--- SUPPLIED DATA ---

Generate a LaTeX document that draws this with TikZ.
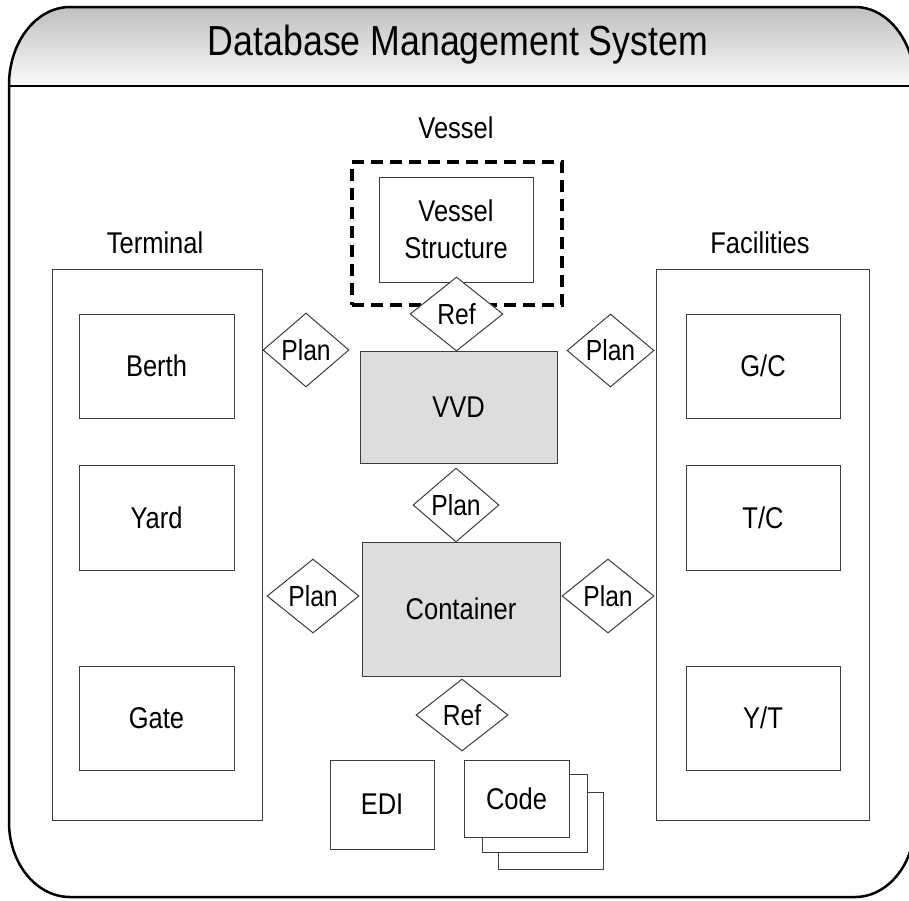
\documentclass[tikz,border=0pt]{standalone}
\usepackage{fontspec}
\setmainfont{Liberation Sans}[FakeStretch=0.85]
\usetikzlibrary{shapes.geometric}
\definecolor{hdrtop}{RGB}{192,192,192}
\definecolor{hdrbot}{RGB}{250,250,250}
\definecolor{boxfill}{RGB}{221,221,221}
\definecolor{edge}{RGB}{60,60,60}
\begin{document}
\begin{tikzpicture}[x=1pt,y=-1pt,
  box/.style={draw=edge, line width=1pt, fill=white, inner sep=0pt, font=\fontsize{30}{37}\selectfont},
  grp/.style={draw=edge, line width=1pt, inner sep=0pt},
  lbl/.style={inner sep=0pt, font=\fontsize{30}{36}\selectfont},
  rel/.style={diamond, draw=edge, line width=1pt, fill=white, inner sep=0pt, font=\fontsize{29}{33}\selectfont},
  core/.style={box, fill=boxfill},
]
\useasboundingbox (0,0) rectangle (909,900);
\begin{scope}
\clip (0,0) rectangle (909,900);
% header shading
\shade[top color=hdrtop, bottom color=hdrbot]
  (9,86) -- (9,85) arc[start angle=180, end angle=270, x radius=61, y radius=78]
  -- (855,7) arc[start angle=270, end angle=360, x radius=60, y radius=78]
  -- (915,86) -- cycle;
% outer outline
\draw[line width=2.5pt, line join=round]
  (70,7) -- (855,7) arc[start angle=270, end angle=360, x radius=60, y radius=78]
  -- (915,822) arc[start angle=0, end angle=90, x radius=60, y radius=75]
  -- (70,897) arc[start angle=90, end angle=180, x radius=61, y radius=75]
  -- (9,85) arc[start angle=180, end angle=270, x radius=61, y radius=78] -- cycle;
\draw[line width=2.5pt] (9,86) -- (915,86);
\node[inner sep=0pt, font=\fontsize{42}{50}\selectfont] (title) at (458,45) {Database Management System};

% groups
\node[grp, minimum width=210pt, minimum height=551pt] (terminal) at (157,544.5) {};
\node[lbl] (terminallbl) at (155,243) {Terminal};
\node[grp, minimum width=213pt, minimum height=551pt] (facilities) at (762.5,544.5) {};
\node[lbl] (facilitieslbl) at (760,243) {Facilities};
\node[draw=black, line width=3.5pt, dash pattern=on 12pt off 7pt, inner sep=0pt, minimum width=210pt, minimum height=143pt] (vessel) at (457,233.5) {};
\node[lbl] (vessellbl) at (456,128) {Vessel};

% terminal items
\node[box, minimum width=155pt, minimum height=104pt] (berth) at (156.5,366) {Berth};
\node[box, minimum width=155pt, minimum height=105pt] (yard) at (156.5,517.5) {Yard};
\node[box, minimum width=155pt, minimum height=104pt] (gate) at (156.5,718) {Gate};
% facilities items
\node[box, minimum width=154pt, minimum height=104pt] (gc) at (763,366) {G/C};
\node[box, minimum width=154pt, minimum height=105pt] (tc) at (763,517.5) {T/C};
\node[box, minimum width=154pt, minimum height=104pt] (yt) at (763,718) {Y/T};

% vessel
\node[box, minimum width=154pt, minimum height=105pt, align=center] (vstruct) at (456,229.5) {Vessel\\Structure};

% core
\node[core, minimum width=197pt, minimum height=112pt] (vvd) at (458.5,407) {VVD};
\node[core, minimum width=198pt, minimum height=134pt] (container) at (461,609) {Container};

% relations
\node[rel, minimum width=93pt, minimum height=74pt] (ref1) at (456.5,314) {Ref};
\node[rel, minimum width=86pt, minimum height=74pt] (plan1) at (306,350) {Plan};
\node[rel, minimum width=87pt, minimum height=73pt] (plan2) at (610.5,350.5) {Plan};
\node[rel, minimum width=86pt, minimum height=74pt] (plan3) at (456,505) {Plan};
\node[rel, minimum width=92pt, minimum height=74pt] (plan4) at (313,596) {Plan};
\node[rel, minimum width=92pt, minimum height=74pt] (plan5) at (608,596) {Plan};
\node[rel, minimum width=92pt, minimum height=72pt] (ref2) at (462,715) {Ref};

% bottom
\node[box, minimum width=104pt, minimum height=89pt] (edi) at (382,804.5) {EDI};
\node[box, minimum width=105pt, minimum height=77pt] (code3) at (550.5,830.5) {};
\node[box, minimum width=105pt, minimum height=78pt] (code2) at (534.5,813) {};
\node[box, minimum width=105pt, minimum height=77pt] (code) at (516.5,798.5) {Code};
\end{scope}
\end{tikzpicture}
\end{document}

---

THE REQUEST: Your task is to reproduce all of the material exactly. The pictures stay out.

ANSWER BELOW:
Generate a LaTeX document that draws this with TikZ.
\documentclass[tikz,border=0pt]{standalone}
\usepackage{fontspec}
\setmainfont{Liberation Sans}[FakeStretch=0.85]
\usetikzlibrary{shapes.geometric}
\definecolor{hdrtop}{RGB}{192,192,192}
\definecolor{hdrbot}{RGB}{250,250,250}
\definecolor{boxfill}{RGB}{221,221,221}
\definecolor{edge}{RGB}{60,60,60}
\begin{document}
\begin{tikzpicture}[x=1pt,y=-1pt,
  box/.style={draw=edge, line width=1pt, fill=white, inner sep=0pt, font=\fontsize{30}{37}\selectfont},
  grp/.style={draw=edge, line width=1pt, inner sep=0pt},
  lbl/.style={inner sep=0pt, font=\fontsize{30}{36}\selectfont},
  rel/.style={diamond, draw=edge, line width=1pt, fill=white, inner sep=0pt, font=\fontsize{29}{33}\selectfont},
  core/.style={box, fill=boxfill},
]
\useasboundingbox (0,0) rectangle (909,900);
\begin{scope}
\clip (0,0) rectangle (909,900);
% header shading
\shade[top color=hdrtop, bottom color=hdrbot]
  (9,86) -- (9,85) arc[start angle=180, end angle=270, x radius=61, y radius=78]
  -- (855,7) arc[start angle=270, end angle=360, x radius=60, y radius=78]
  -- (915,86) -- cycle;
% outer outline
\draw[line width=2.5pt, line join=round]
  (70,7) -- (855,7) arc[start angle=270, end angle=360, x radius=60, y radius=78]
  -- (915,822) arc[start angle=0, end angle=90, x radius=60, y radius=75]
  -- (70,897) arc[start angle=90, end angle=180, x radius=61, y radius=75]
  -- (9,85) arc[start angle=180, end angle=270, x radius=61, y radius=78] -- cycle;
\draw[line width=2.5pt] (9,86) -- (915,86);
\node[inner sep=0pt, font=\fontsize{42}{50}\selectfont] (title) at (458,45) {Database Management System};

% groups
\node[grp, minimum width=210pt, minimum height=551pt] (terminal) at (157,544.5) {};
\node[lbl] (terminallbl) at (155,243) {Terminal};
\node[grp, minimum width=213pt, minimum height=551pt] (facilities) at (762.5,544.5) {};
\node[lbl] (facilitieslbl) at (760,243) {Facilities};
\node[draw=black, line width=3.5pt, dash pattern=on 12pt off 7pt, inner sep=0pt, minimum width=210pt, minimum height=143pt] (vessel) at (457,233.5) {};
\node[lbl] (vessellbl) at (456,128) {Vessel};

% terminal items
\node[box, minimum width=155pt, minimum height=104pt] (berth) at (156.5,366) {Berth};
\node[box, minimum width=155pt, minimum height=105pt] (yard) at (156.5,517.5) {Yard};
\node[box, minimum width=155pt, minimum height=104pt] (gate) at (156.5,718) {Gate};
% facilities items
\node[box, minimum width=154pt, minimum height=104pt] (gc) at (763,366) {G/C};
\node[box, minimum width=154pt, minimum height=105pt] (tc) at (763,517.5) {T/C};
\node[box, minimum width=154pt, minimum height=104pt] (yt) at (763,718) {Y/T};

% vessel
\node[box, minimum width=154pt, minimum height=105pt, align=center] (vstruct) at (456,229.5) {Vessel\\Structure};

% core
\node[core, minimum width=197pt, minimum height=112pt] (vvd) at (458.5,407) {VVD};
\node[core, minimum width=198pt, minimum height=134pt] (container) at (461,609) {Container};

% relations
\node[rel, minimum width=93pt, minimum height=74pt] (ref1) at (456.5,314) {Ref};
\node[rel, minimum width=86pt, minimum height=74pt] (plan1) at (306,350) {Plan};
\node[rel, minimum width=87pt, minimum height=73pt] (plan2) at (610.5,350.5) {Plan};
\node[rel, minimum width=86pt, minimum height=74pt] (plan3) at (456,505) {Plan};
\node[rel, minimum width=92pt, minimum height=74pt] (plan4) at (313,596) {Plan};
\node[rel, minimum width=92pt, minimum height=74pt] (plan5) at (608,596) {Plan};
\node[rel, minimum width=92pt, minimum height=72pt] (ref2) at (462,715) {Ref};

% bottom
\node[box, minimum width=104pt, minimum height=89pt] (edi) at (382,804.5) {EDI};
\node[box, minimum width=105pt, minimum height=77pt] (code3) at (550.5,830.5) {};
\node[box, minimum width=105pt, minimum height=78pt] (code2) at (534.5,813) {};
\node[box, minimum width=105pt, minimum height=77pt] (code) at (516.5,798.5) {Code};
\end{scope}
\end{tikzpicture}
\end{document}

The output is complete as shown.